- Based on: Die Entführung aus dem Serail by Wolfgang Amadeus Mozart
- Directed by: Alan Burke
- Country of origin: Australia
- Original language: English

Production
- Running time: 90 minutes

Original release
- Release: 22 February 1961

= The Abduction from the Seraglio (film) =

1961 film

The Abduction from the Seraglio is an Australian TV version of Wolfgang Amadeus Mozart's opera Die Entführung aus dem Serail and sung in English. It aired on 22 February, 1961, and again on 12 April, 1961, in Melbourne.

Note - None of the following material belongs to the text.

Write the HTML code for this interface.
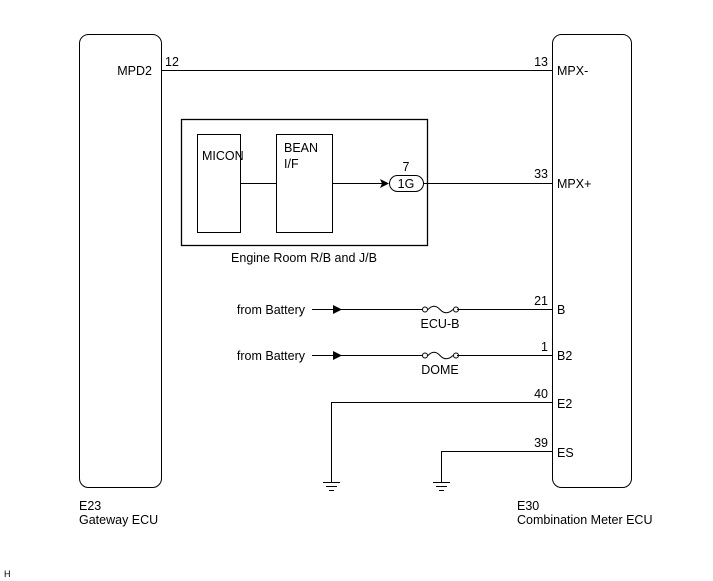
<!DOCTYPE html>
<html><head><style>
body{margin:0;background:#fff}
svg{display:block}
text{font-family:"Liberation Sans",sans-serif;font-size:12.5px;fill:#000}
</style></head><body>
<svg width="713" height="581" viewBox="0 0 713 581" xmlns="http://www.w3.org/2000/svg">
<g fill="none" stroke="#000" stroke-width="1">
<rect x="79.5" y="34.5" width="82" height="453" rx="9"/>
<rect x="552.5" y="34.5" width="79" height="453" rx="9"/>
<line x1="161" y1="70.5" x2="552" y2="70.5"/>
<rect x="181.5" y="119.5" width="246" height="126" stroke-width="1.3"/>
<rect x="197.5" y="134.5" width="43" height="98"/>
<rect x="276.5" y="134.5" width="56" height="98"/>
<line x1="240" y1="183.5" x2="276" y2="183.5"/>
<line x1="332" y1="183.5" x2="383" y2="183.5"/>
<rect x="389.5" y="175.5" width="34" height="16" rx="8"/>
<line x1="423" y1="183.5" x2="552" y2="183.5"/>
<line x1="312" y1="309.5" x2="423" y2="309.5"/>
<line x1="457" y1="309.5" x2="552" y2="309.5"/>
<circle cx="425" cy="309.5" r="2.5"/><circle cx="456" cy="309.5" r="2.5"/>
<path d="M428 309.5 Q434 303 440 309.5 Q446 316 453 309.5"/>
<line x1="312" y1="355.5" x2="423" y2="355.5"/>
<line x1="457" y1="355.5" x2="552" y2="355.5"/>
<circle cx="425" cy="355.5" r="2.5"/><circle cx="456" cy="355.5" r="2.5"/>
<path d="M428 355.5 Q434 349 440 355.5 Q446 362 453 355.5"/>
<polyline points="552,402.5 331.5,402.5 331.5,482"/>
<polyline points="552,451.5 441.5,451.5 441.5,482"/>
<line x1="323" y1="482.5" x2="340" y2="482.5"/><line x1="326" y1="486.5" x2="337" y2="486.5"/><line x1="329" y1="490.5" x2="334" y2="490.5"/>
<line x1="433" y1="482.5" x2="450" y2="482.5"/><line x1="436" y1="486.5" x2="447" y2="486.5"/><line x1="439" y1="490.5" x2="444" y2="490.5"/>
</g>
<polygon points="380,179 389,183.5 380,188 382,183.5" fill="#000"/>
<polygon points="333,305 342,309.5 333,314" fill="#000"/>
<polygon points="333,351 342,355.5 333,360" fill="#000"/>
<text x="152" y="75" text-anchor="end">MPD2</text>
<text x="165" y="66">12</text>
<text x="548" y="66" text-anchor="end">13</text>
<text x="557" y="75">MPX-</text>
<text x="202" y="160">MICON</text>
<text x="284" y="152">BEAN</text>
<text x="284" y="168">I/F</text>
<text x="406" y="171" text-anchor="middle">7</text>
<text x="406" y="188" text-anchor="middle">1G</text>
<text x="548" y="178" text-anchor="end">33</text>
<text x="557" y="188">MPX+</text>
<text x="304" y="262" text-anchor="middle">Engine Room R/B and J/B</text>
<text x="305" y="314" text-anchor="end">from Battery</text>
<text x="440" y="328" text-anchor="middle">ECU-B</text>
<text x="548" y="305" text-anchor="end">21</text>
<text x="557" y="314">B</text>
<text x="305" y="360" text-anchor="end">from Battery</text>
<text x="440" y="374" text-anchor="middle">DOME</text>
<text x="548" y="351" text-anchor="end">1</text>
<text x="557" y="360">B2</text>
<text x="548" y="398" text-anchor="end">40</text>
<text x="557" y="408">E2</text>
<text x="548" y="447" text-anchor="end">39</text>
<text x="557" y="457">ES</text>
<text x="79" y="510">E23</text>
<text x="79" y="524">Gateway ECU</text>
<text x="517" y="510">E30</text>
<text x="517" y="524">Combination Meter ECU</text>
<text x="4" y="577" style="font-size:9px">H</text>
</svg>
</body></html>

It was one of a number of operas broadcast by the ABC in the early days of Australian television.

==Cast==
- Rae Cocking as Constanze
- Rosalind Keene as Blonde
- Alan Light as Pasha Selim
- Donald Smith as Belmonte
- Neil Warren-Smith as Osmin
- Gino Zancanaro as Pedrillo

==Reception==
The critic for The Sydney Morning Herald thought "it would be hard to pick a more unsuitable opera for television" than The Abduction from the Seraglio due to the length of the arias and lack of movement. But he felt the production was "handsome and remarkable" which proved that "no opera can be presumed unfit for television, provided the delight in visual ingenuities is matched by a genuine appreciation of its purely musical opportunities."